February 21, 1987
The Board of Trustees reaffirms its commitment to developing a residential life policy that supports and enhances the educational mission of the College through promoting and accommodating a healthy interaction and understanding among the diverse elements on campus.
While we have made progress in the last four years with the introduction of minimum standards for fraternities and sororities and the creation of clusters, interactive space and a faculty master program for the dormitories, the Board believes a faster pace of change is needed. To achieve our objectives for residential life in an intellectually challenging community, we need to hasten aggressively our progress and not rely on the evolution of the system.
In that regard, we have not yet succeeded in reducing the fraternity system's dominance of social life on campus; in reducing the role that alcohol plays as part of the social environment at the College; in creating an integrated residential system that breaks down the fragmentation between dormitories and fraternities/sororities; in encouraging meaningful interaction among many of the various interests and elements on campus; and in obtaining the full commitment of the faculty to our efforts to create a social life that promotes intellectual pursuits beyond the classrooms.
With the administration having consulted a broad cross-section of the community, including students, faculty, and alumni, the Board is convinced that the College's residential life system needs major restructuring to remedy these shortcomings and believes that it would be in the best interests of the College to accomplish this restructuring as soon as practicable. The Board has, therefore, requested the President to establish a special ad hoc committee on residential life consisting of faculty, students, alumni and administration, and with Trustee support and involvement, to examine the relationship between fraternities/sororities and dormitories and their impact on social and intellectual life; to review the quality of interaction between the diverse elements on campus and how to relate to the educational mission of the College; and to determine the optimum role of the faculty in residential life and how this can be achieved. The Board has requested that the committee provide its recommendations to the Board through the President not later than June 1987.

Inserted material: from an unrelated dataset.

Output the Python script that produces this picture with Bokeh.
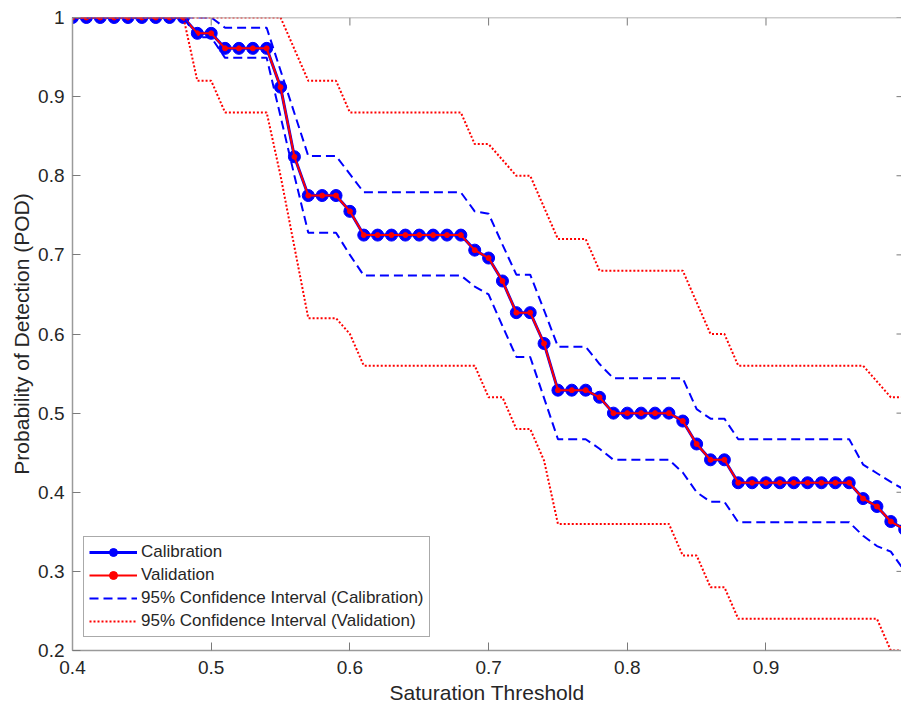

In further response to the report of the Council on Diversity, the Board will appoint a Trustee review committee to take a broader institutional look at diversity on campus. This committee will review programs, practices and facilities in the context of the Planning and Priority efforts in order to recommend to the Board changes that will support and reinforce the value of learning that takes place in a diverse educational setting. As part of this process, the committee will determine if adequate recognition and provision have been made within the institutional plans to encourage and promote the positive contributions that people with different backgrounds and ideas can make to a liberal arts education at Dartmouth. This Trustee committee will be asked to report its recommendations to the Board by June 1988.